In the end, Nur ad-Din was victorious and Saladin established himself as Sultan of Egypt. Saladin soon began to assert his independence from Nur ad-Din, and with the death of both Amalric and Nur ad-Din in 1174, he was well-placed to begin exerting control over Nur ad-Din's Syrian possessions as well. With the death of the pro-western Emperor Manuel in 1180, the Kingdom of Jerusalem lost its most powerful ally.

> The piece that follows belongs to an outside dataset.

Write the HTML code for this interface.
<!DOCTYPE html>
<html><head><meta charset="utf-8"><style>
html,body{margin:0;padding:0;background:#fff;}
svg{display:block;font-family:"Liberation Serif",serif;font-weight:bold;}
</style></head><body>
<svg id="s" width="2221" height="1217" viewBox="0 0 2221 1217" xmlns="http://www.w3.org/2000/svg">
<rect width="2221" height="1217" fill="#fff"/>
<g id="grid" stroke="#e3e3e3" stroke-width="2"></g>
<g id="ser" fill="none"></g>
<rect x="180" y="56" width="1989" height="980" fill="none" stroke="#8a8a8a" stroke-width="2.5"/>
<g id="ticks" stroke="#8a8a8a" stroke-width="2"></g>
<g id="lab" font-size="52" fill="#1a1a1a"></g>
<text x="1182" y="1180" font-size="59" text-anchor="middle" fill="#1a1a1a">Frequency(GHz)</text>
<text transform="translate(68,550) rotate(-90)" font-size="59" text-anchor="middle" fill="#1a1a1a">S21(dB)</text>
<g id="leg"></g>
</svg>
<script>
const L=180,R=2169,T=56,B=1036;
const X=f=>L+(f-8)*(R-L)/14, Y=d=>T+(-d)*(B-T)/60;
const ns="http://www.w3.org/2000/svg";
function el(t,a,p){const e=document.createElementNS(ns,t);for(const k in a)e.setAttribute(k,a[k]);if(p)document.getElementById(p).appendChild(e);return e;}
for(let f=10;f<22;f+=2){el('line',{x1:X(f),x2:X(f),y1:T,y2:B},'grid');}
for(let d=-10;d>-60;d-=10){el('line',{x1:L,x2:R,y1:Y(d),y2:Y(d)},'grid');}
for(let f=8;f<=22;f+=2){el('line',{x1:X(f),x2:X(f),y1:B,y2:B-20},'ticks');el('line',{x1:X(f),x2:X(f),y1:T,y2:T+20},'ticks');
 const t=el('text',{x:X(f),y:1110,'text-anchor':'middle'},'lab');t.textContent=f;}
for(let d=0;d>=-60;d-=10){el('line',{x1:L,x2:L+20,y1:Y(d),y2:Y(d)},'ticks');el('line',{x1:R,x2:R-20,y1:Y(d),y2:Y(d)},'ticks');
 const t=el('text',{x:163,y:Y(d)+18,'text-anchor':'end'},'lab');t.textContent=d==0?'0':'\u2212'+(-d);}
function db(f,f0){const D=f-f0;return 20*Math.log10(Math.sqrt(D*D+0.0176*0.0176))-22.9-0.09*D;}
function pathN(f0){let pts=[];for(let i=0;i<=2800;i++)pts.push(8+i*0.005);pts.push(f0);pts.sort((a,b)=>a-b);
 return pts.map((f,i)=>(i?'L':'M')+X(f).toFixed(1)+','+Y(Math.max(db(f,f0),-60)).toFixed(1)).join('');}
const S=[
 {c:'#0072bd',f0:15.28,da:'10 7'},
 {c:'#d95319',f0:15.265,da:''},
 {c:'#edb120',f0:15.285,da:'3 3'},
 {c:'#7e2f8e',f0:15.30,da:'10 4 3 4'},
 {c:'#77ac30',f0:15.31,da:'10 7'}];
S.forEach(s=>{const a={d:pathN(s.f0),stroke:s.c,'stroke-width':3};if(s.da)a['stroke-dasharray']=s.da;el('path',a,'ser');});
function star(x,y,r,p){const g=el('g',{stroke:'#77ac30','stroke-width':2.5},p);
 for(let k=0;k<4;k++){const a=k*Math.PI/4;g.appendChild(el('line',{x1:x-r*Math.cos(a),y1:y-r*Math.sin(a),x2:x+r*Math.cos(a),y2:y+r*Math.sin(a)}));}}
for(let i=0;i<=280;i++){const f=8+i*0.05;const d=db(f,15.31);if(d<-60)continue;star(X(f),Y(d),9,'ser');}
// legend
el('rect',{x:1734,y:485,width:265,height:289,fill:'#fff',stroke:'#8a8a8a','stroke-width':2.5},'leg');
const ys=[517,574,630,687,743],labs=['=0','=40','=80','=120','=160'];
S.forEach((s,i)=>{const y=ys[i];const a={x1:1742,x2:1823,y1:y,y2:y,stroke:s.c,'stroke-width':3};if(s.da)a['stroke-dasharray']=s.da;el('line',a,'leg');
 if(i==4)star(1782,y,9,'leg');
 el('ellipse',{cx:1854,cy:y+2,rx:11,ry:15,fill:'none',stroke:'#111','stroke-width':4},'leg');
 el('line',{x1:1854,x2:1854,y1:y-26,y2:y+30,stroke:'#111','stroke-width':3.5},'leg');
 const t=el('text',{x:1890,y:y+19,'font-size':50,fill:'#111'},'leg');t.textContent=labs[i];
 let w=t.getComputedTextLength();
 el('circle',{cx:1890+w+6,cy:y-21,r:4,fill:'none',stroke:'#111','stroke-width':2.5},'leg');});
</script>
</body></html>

Amalric was succeeded by his young son, Baldwin IV, who was discovered at a very young age to be a leper. The subsequent events have often been interpreted as a struggle between two opposing factions, the "court party", made up of Baldwin's mother, Amalric's first wife Agnes of Courtenay, her immediate family, and recent arrivals from Europe who were inexperienced in the affairs of the kingdom and who were in favour of war with Saladin; and the "noble party", led by Raymond of Tripoli and the lesser nobility of the kingdom, who favoured peaceful co-existence with the Muslims. This is the interpretation offered by William of Tyre, who was firmly placed in the "noble" camp, and his view was taken up by all subsequent historians; in the 20th century, Marshall W. Baldwin, Steven Runciman, and Hans E. Mayer were influential in perpetuating this interpretation. Peter W. Edbury argued that William, as well as the thirteenth-century authors who continued William's chronicle in French and were allied to Raymond's supporters in the Ibelin family, cannot be considered impartial. Although the events were clearly a dynastic struggle, "the division was not between native barons and newcomers from the West, but between the king's maternal and paternal kin."

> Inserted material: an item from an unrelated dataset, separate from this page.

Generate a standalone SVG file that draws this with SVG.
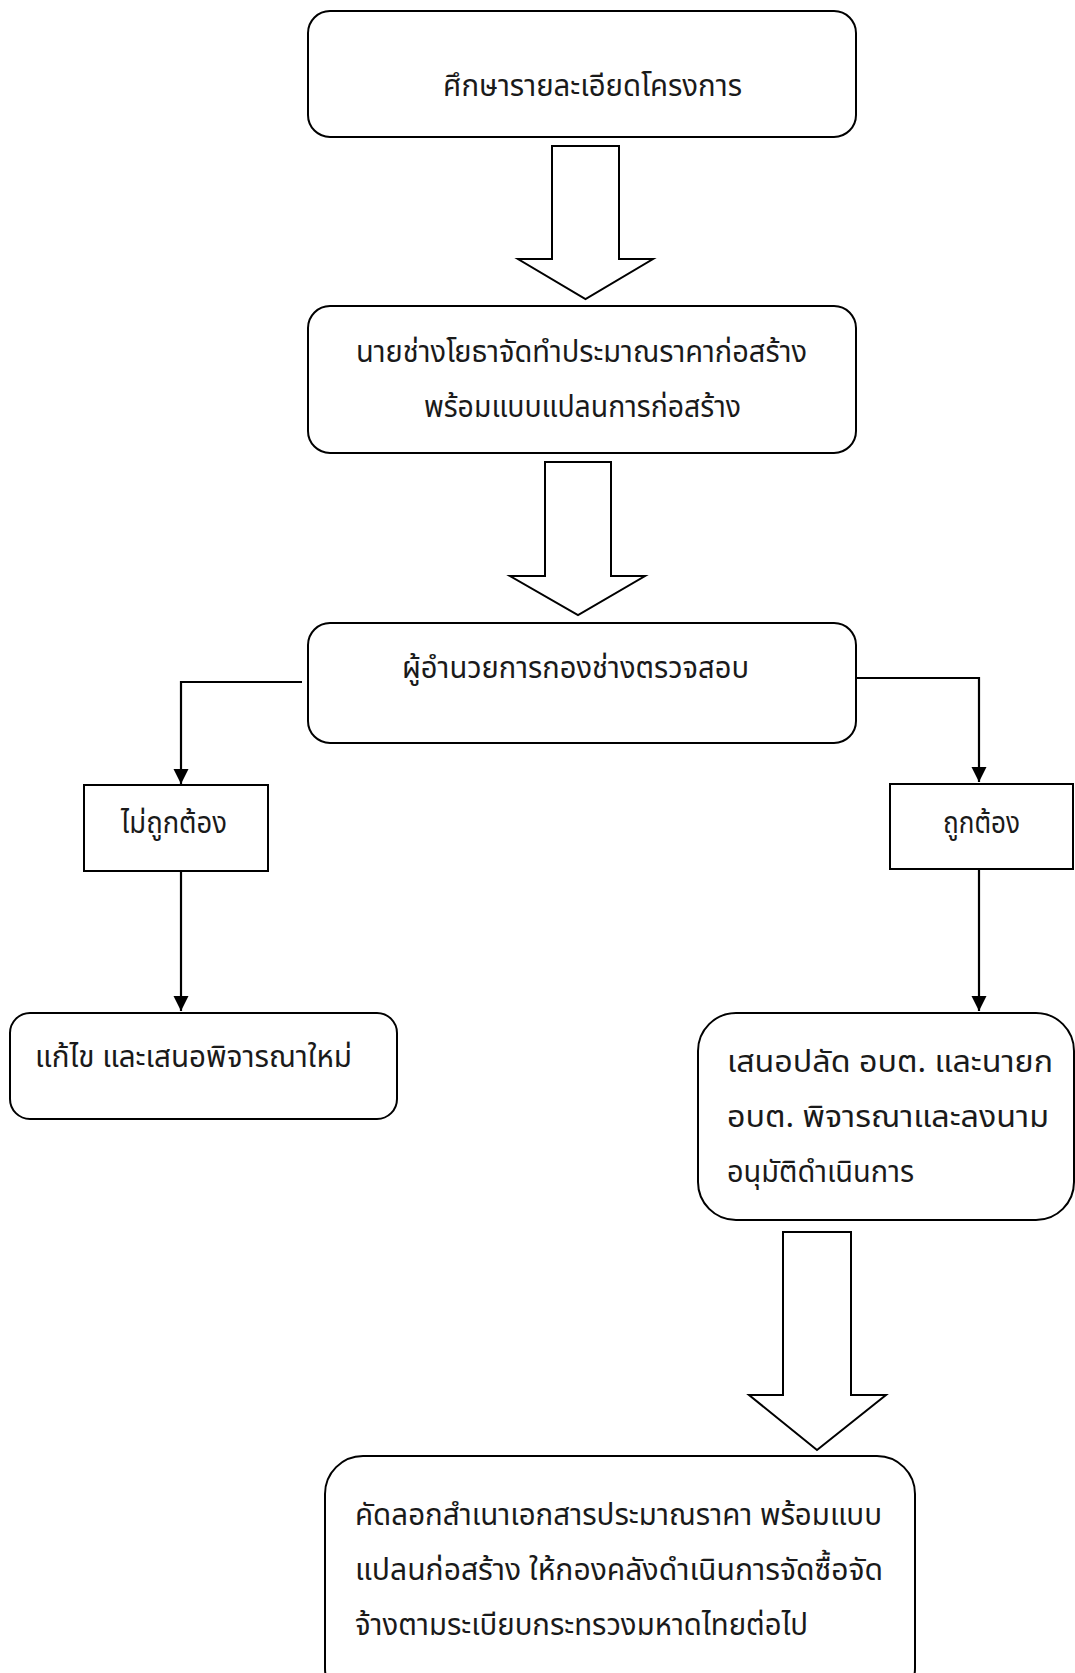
<svg xmlns="http://www.w3.org/2000/svg" width="1075" height="1673" viewBox="0 0 1075 1673">
<style>
.box{fill:#fff;stroke:#000;stroke-width:2}
.blk{fill:#fff;stroke:#000;stroke-width:2;stroke-linejoin:miter}
.ln{fill:none;stroke:#000;stroke-width:2.2}
text{font-family:"Noto Sans Thai","Noto Sans","Liberation Sans",sans-serif;font-size:30px;fill:#1a1a1a}
</style>
<defs>
<marker id="ah" viewBox="0 0 10 10" refX="10" refY="5" markerWidth="7" markerHeight="7" markerUnits="strokeWidth" orient="auto">
<path d="M0,0 L10,5 L0,10 Z" fill="#000"/>
</marker>
</defs>
<rect width="1075" height="1673" fill="#fff"/>
<g id="connectors">
<path class="blk" d="M552,146 H619 V259 H653 L585.5,299 L518,259 H552 Z"/>
<path class="blk" d="M545,462 H611 V576 H645 L578,615 L510,576 H545 Z"/>
<path class="blk" d="M783,1232 H851 V1395 H886 L817,1450 L749,1395 H783 Z"/>
<path class="ln" d="M302,682 H181 V784" marker-end="url(#ah)"/>
<path class="ln" d="M857,678 H979 V782" marker-end="url(#ah)"/>
<path class="ln" d="M181,871 V1011" marker-end="url(#ah)"/>
<path class="ln" d="M979,869 V1011" marker-end="url(#ah)"/>
</g>
<g id="n1">
<rect class="box" x="308" y="11" width="548" height="126" rx="22"/>
<text x="443" y="96" textLength="299" lengthAdjust="spacingAndGlyphs">ศึกษารายละเอียดโครงการ</text>
</g>
<g id="n2">
<rect class="box" x="308" y="306" width="548" height="147" rx="22"/>
<text x="356" y="362" textLength="451" lengthAdjust="spacingAndGlyphs">นายช่างโยธาจัดทำประมาณราคาก่อสร้าง</text>
<text x="424" y="417" textLength="317" lengthAdjust="spacingAndGlyphs">พร้อมแบบแปลนการก่อสร้าง</text>
</g>
<g id="n3">
<rect class="box" x="308" y="623" width="548" height="120" rx="22"/>
<text x="402" y="678" textLength="347" lengthAdjust="spacingAndGlyphs">ผู้อำนวยการกองช่างตรวจสอบ</text>
</g>
<g id="n4">
<rect class="box" x="84" y="785" width="184" height="86"/>
<text x="121" y="833" textLength="106" lengthAdjust="spacingAndGlyphs">ไม่ถูกต้อง</text>
</g>
<g id="n5">
<rect class="box" x="890" y="784" width="183" height="85"/>
<text x="943" y="833" textLength="77" lengthAdjust="spacingAndGlyphs">ถูกต้อง</text>
</g>
<g id="n6">
<rect class="box" x="10" y="1013" width="387" height="106" rx="20"/>
<text x="35" y="1067" textLength="317" lengthAdjust="spacingAndGlyphs">แก้ไข และเสนอพิจารณาใหม่</text>
</g>
<g id="n7">
<rect class="box" x="698" y="1013" width="376" height="207" rx="38"/>
<text x="727" y="1072" textLength="326" lengthAdjust="spacingAndGlyphs">เสนอปลัด อบต. และนายก</text>
<text x="727" y="1127" textLength="322" lengthAdjust="spacingAndGlyphs">อบต. พิจารณาและลงนาม</text>
<text x="727" y="1182" textLength="187" lengthAdjust="spacingAndGlyphs">อนุมัติดำเนินการ</text>
</g>
<g id="n8">
<rect class="box" x="325" y="1456" width="590" height="250" rx="38"/>
<text x="355" y="1525" textLength="527" lengthAdjust="spacingAndGlyphs">คัดลอกสำเนาเอกสารประมาณราคา พร้อมแบบ</text>
<text x="355" y="1580" textLength="528" lengthAdjust="spacingAndGlyphs">แปลนก่อสร้าง ให้กองคลังดำเนินการจัดซื้อจัด</text>
<text x="355" y="1635" textLength="453" lengthAdjust="spacingAndGlyphs">จ้างตามระเบียบกระทรวงมหาดไทยต่อไป</text>
</g>
</svg>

Miles of Plancy was briefly bailli or regent during Baldwin IV's minority. Miles was assassinated in October, 1174, and Count Raymond III of Tripoli, Amalric's first cousin, became regent. It is highly probable that Raymond or his supporters engineered the assassination. Baldwin reached his majority in 1176, and despite his illness he no longer had any legal need for a regent. Since Raymond was his nearest relative in the male line, with a strong claim to the throne, there was concern about the extent of his ambitions, although he had no direct heirs of his own. To balance this, the king turned from time to time to his uncle, Joscelin III of Edessa, who was appointed seneschal after he was ransomed in 1176; Joscelin was his closest male relative, but had no claim to the throne himself.

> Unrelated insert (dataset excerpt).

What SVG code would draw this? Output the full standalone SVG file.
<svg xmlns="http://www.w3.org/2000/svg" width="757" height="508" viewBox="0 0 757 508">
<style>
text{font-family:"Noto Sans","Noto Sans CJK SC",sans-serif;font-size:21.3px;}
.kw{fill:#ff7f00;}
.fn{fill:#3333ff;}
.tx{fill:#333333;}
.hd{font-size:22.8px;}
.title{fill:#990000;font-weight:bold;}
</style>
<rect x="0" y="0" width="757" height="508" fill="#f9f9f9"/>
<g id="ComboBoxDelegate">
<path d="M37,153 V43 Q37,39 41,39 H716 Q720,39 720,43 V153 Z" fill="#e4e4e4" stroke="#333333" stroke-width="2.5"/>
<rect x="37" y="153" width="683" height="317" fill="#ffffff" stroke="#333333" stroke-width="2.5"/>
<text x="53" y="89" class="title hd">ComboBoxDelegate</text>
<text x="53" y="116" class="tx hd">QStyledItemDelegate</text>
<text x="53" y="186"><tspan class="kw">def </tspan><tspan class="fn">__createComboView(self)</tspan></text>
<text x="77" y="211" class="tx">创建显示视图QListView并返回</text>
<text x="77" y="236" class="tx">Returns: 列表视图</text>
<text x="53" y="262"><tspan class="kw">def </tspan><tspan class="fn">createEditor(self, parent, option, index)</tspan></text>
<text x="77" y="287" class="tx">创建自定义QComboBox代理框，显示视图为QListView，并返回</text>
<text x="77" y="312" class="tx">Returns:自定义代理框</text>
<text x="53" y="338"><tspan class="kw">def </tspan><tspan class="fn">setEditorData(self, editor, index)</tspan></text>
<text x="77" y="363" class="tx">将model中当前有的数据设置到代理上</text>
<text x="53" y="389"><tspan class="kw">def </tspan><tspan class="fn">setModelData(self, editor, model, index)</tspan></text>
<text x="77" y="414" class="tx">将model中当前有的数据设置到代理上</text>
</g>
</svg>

As a leper Baldwin could have no children and could not be expected to rule much longer so the focus of his succession passed to his sister Sibylla and his younger half-sister Isabella. Baldwin and his advisors recognised that it was essential for Sibylla to be married to a Western nobleman in order to access support from Europe in a military crisis; while Raymond was still regent, a marriage was arranged for Sibylla and William of Montferrat, a cousin of Louis VII and of Frederick Barbarossa. It was hoped that by allying with a relative of the emperor, Frederick would come to the kingdom's aid. Jerusalem looked again towards the Byzantine Empire for help, and Emperor Manuel was looking for a way to restore his empire's prestige after his defeat at the Battle of Myriokephalon in 1176; this mission was undertaken by Raynald of Châtillon, who, like Joscelin of Edessa, had recently been released from Muslim captivity. After William of Montferrat arrived in 1176, he fell ill and died in June 1177, leaving Sibylla widowed and pregnant with the future Baldwin V. Raynald was then named regent.